On Wed, 3 Mar 2010 07:57:32 -0600 Gary Dusbabek <gdusba...@gmail.com> wrote: 

GD> 2010/3/3 Ted Zlatanov <t...@lifelogs.com>:
TZ> I need to find Cassandra servers on my network from several types of
TZ> clients and platforms.  The goal is to make adding and removing servers
TZ> painless, assuming a leading window of at least 1 hour.  The discovery
TZ> should be automatic and distributed.  I want to minimize management.

GD> Nothing in the current codebase currently meets these needs.  But then
GD> again, cassandra doesn't need the described functionality.  Zeroconf
GD> confines itself to a single subnet (would require router configuration
GD> to work across subnets so that multicast goes through).  

I looked it up and today, mDNS seems to be the standard name for this
protocol (Bonjour/Rednezvous on Apple).  Zeroconf seems to be the older
name and there's a *lot* of name confusion so I'll just stick to "mDNS."

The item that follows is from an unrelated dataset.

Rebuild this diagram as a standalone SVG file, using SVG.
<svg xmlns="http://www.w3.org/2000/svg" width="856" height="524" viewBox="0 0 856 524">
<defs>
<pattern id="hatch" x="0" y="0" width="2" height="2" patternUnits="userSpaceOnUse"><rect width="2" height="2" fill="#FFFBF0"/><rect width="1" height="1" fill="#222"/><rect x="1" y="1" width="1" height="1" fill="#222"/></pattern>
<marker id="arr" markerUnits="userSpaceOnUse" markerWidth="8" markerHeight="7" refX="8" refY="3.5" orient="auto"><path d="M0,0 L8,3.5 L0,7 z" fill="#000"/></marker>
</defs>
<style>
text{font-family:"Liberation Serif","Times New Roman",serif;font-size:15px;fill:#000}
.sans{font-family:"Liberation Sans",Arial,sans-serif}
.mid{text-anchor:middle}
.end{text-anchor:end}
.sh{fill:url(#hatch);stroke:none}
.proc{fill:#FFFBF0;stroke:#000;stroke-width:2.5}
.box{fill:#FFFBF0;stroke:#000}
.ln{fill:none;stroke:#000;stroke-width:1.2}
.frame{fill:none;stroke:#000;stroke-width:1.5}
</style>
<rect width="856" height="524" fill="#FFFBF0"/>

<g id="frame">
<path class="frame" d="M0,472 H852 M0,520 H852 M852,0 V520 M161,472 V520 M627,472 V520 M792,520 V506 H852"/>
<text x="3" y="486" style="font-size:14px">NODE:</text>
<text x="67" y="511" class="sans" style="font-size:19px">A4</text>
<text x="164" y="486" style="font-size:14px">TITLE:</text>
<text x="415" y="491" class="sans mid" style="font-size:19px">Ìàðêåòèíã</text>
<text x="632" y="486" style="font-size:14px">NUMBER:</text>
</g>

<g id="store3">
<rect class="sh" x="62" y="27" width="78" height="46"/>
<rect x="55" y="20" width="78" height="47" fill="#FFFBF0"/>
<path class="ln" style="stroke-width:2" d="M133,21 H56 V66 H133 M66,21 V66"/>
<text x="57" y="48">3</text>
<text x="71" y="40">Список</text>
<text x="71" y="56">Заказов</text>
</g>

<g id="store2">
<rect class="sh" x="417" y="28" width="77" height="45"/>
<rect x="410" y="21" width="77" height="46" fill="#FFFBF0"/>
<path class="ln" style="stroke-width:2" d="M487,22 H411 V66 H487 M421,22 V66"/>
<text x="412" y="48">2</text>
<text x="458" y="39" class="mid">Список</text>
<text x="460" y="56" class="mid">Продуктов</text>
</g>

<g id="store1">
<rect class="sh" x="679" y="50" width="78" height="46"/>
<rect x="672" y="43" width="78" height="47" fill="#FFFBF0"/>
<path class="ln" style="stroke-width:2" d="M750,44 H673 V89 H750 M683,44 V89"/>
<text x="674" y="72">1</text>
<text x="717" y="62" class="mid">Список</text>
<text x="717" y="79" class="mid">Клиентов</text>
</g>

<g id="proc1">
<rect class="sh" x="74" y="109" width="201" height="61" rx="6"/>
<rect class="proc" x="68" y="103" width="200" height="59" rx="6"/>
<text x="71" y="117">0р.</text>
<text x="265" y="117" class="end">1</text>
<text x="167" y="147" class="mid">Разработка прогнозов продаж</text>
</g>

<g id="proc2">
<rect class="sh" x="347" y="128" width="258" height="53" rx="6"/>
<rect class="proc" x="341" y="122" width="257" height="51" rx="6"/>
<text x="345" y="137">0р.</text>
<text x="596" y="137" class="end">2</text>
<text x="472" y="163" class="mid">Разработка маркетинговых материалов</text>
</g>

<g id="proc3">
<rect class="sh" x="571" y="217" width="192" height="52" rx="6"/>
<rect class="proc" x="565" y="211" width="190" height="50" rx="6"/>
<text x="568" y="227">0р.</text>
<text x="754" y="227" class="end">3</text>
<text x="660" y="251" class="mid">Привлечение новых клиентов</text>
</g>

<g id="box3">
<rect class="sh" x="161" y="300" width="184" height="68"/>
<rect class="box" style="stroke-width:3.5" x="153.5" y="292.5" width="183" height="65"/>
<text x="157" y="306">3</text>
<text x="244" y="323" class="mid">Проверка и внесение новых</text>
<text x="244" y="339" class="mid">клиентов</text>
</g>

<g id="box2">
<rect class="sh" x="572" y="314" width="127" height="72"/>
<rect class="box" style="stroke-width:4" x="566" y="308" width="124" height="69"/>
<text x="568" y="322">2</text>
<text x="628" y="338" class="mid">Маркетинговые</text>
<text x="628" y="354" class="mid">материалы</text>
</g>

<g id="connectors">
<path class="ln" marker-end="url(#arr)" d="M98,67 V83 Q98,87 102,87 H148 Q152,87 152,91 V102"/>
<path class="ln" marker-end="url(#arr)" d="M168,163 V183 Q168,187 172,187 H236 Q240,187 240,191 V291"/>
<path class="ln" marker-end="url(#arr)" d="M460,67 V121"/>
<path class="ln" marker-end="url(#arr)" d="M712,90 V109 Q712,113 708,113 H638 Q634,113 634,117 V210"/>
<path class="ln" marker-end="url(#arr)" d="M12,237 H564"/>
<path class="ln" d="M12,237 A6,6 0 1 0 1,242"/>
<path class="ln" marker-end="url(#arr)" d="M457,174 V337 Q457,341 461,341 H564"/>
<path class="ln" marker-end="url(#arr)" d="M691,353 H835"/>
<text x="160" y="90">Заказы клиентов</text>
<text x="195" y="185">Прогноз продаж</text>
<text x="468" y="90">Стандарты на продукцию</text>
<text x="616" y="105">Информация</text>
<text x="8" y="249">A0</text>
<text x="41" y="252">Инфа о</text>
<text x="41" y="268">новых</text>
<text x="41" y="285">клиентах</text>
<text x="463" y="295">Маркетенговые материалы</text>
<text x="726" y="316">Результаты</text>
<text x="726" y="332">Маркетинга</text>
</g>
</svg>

Here's a decent Java implementation: http://sourceforge.net/projects/jmdns/

I don't think routing multicasts across subnets is a burden.

GD> RRDNS would work, but something would need to keep that updated when
GD> servers go away (it wouldn't be automatic).

GD> If you can count on one of your (seed nodes) to be up, RRDNS could be
GD> used to connect to one of them and fetch the token range list.  To do
GD> this, create a thrift client and call describe_ring.  In older
GD> versions you can get a jsonified endpoint map by calling
GD> get_string_property('token map').

It would really be much more efficient if I didn't have to maintain
RRDNS, but could instead look at the mDNS broadcasts for the Cassandra
service.  What you describe is a centralized model, no?

With mDNS I wouldn't have to know which nodes are up or down, and I
wouldn't have to do extra queries, it would just work.  I don't see why
Cassandra doesn't need that functionality.  How else could you be
guaranteed to find a live node if there is one on your subnet?